AIM OF THE TASK → Take every line from the first down to the line with "YAxis, ReferenceLine, Legend" and set it down exactly, without the pictures.

GIVEN DATA →
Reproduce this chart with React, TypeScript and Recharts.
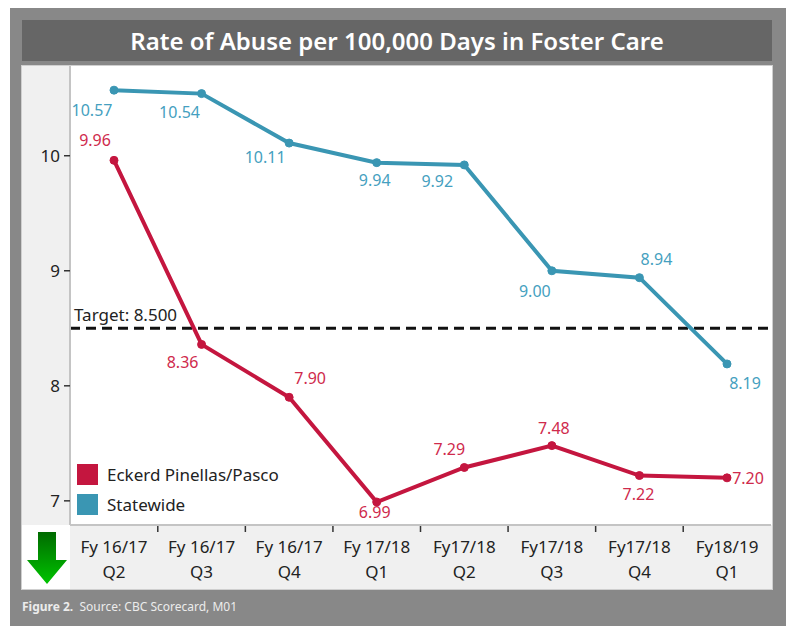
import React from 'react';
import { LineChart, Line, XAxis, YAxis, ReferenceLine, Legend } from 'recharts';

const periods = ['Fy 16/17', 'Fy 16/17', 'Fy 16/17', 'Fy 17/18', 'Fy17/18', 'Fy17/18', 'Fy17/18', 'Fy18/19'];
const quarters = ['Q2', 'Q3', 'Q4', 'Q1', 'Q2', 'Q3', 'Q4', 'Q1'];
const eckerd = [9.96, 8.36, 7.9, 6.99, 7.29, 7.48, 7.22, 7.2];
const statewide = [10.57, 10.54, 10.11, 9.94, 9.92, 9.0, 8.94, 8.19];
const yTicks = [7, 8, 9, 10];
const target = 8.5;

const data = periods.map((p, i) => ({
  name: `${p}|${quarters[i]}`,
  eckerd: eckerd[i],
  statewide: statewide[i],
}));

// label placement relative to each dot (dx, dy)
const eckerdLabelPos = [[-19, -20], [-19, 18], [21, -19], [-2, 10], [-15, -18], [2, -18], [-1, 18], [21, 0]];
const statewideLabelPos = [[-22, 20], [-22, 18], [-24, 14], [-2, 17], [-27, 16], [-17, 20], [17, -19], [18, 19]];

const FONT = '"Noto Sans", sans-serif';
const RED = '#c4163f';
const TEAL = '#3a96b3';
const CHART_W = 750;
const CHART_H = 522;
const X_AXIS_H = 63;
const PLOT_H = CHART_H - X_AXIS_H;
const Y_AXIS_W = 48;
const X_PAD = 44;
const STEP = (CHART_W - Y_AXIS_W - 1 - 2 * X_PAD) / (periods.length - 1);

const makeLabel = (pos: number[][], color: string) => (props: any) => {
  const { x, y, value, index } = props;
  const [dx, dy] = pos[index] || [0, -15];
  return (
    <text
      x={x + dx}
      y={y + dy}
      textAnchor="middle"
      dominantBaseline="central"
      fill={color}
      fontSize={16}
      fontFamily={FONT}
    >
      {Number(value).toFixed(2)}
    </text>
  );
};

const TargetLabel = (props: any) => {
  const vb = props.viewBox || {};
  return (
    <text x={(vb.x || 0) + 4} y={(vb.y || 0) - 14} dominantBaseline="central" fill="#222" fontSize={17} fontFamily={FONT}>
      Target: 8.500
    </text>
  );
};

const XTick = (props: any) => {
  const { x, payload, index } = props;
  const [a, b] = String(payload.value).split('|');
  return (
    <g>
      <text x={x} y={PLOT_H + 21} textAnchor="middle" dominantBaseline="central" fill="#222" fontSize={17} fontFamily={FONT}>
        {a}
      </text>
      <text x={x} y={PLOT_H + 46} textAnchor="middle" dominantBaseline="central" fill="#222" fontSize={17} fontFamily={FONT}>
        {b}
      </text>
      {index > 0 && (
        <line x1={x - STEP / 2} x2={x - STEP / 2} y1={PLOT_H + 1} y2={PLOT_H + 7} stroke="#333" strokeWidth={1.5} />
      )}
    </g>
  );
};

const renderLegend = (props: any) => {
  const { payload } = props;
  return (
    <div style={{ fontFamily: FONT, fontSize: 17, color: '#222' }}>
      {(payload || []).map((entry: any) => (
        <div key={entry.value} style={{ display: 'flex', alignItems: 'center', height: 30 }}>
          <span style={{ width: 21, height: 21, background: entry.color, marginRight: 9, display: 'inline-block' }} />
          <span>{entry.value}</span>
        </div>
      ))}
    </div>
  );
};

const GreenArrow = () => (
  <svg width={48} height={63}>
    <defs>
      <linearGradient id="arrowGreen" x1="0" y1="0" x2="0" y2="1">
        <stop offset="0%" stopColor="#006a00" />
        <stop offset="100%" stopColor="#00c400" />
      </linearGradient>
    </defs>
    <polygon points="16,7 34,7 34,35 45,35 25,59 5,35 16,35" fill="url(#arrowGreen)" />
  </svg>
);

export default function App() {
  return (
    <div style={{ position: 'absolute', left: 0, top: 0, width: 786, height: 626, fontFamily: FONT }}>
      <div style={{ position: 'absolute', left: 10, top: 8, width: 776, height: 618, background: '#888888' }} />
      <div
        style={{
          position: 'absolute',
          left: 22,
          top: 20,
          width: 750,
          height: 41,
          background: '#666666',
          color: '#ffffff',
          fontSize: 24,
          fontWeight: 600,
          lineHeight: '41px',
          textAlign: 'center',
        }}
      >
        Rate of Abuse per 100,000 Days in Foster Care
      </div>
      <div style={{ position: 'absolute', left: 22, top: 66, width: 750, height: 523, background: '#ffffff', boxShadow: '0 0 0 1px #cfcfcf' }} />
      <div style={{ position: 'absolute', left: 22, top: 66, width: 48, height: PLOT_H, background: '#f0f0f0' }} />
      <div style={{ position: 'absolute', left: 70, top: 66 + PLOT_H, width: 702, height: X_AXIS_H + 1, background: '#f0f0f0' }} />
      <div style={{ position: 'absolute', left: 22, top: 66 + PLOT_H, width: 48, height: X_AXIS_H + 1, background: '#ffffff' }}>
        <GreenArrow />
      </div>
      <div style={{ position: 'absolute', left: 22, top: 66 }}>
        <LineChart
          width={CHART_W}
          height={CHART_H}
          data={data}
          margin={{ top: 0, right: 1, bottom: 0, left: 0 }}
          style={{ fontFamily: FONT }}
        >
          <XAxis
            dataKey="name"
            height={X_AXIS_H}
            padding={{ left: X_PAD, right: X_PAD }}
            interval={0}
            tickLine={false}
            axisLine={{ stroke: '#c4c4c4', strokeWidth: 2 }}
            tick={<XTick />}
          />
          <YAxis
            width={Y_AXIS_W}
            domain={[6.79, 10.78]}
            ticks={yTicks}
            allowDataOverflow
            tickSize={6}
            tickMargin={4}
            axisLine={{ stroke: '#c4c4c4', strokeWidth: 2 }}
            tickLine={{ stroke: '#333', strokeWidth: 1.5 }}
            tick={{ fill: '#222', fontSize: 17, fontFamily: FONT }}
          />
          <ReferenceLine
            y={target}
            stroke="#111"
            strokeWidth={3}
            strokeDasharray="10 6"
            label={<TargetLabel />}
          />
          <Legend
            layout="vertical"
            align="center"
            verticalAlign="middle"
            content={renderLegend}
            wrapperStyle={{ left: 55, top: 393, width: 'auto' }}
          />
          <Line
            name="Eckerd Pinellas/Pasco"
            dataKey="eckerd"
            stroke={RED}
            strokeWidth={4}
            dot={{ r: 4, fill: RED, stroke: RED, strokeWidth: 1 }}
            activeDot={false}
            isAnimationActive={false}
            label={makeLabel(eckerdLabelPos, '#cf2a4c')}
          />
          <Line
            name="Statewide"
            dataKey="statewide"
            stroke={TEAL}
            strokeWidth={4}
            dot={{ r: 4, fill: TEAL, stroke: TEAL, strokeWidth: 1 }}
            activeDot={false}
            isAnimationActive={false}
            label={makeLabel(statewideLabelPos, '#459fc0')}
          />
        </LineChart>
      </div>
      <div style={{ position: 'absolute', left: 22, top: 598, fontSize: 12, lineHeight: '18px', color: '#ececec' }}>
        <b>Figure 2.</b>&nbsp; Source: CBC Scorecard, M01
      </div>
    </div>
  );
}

ANSWER TO THIS PROBLEM →
Reproduce this chart with React, TypeScript and Recharts.
import React from 'react';
import { LineChart, Line, XAxis, YAxis, ReferenceLine, Legend } from 'recharts';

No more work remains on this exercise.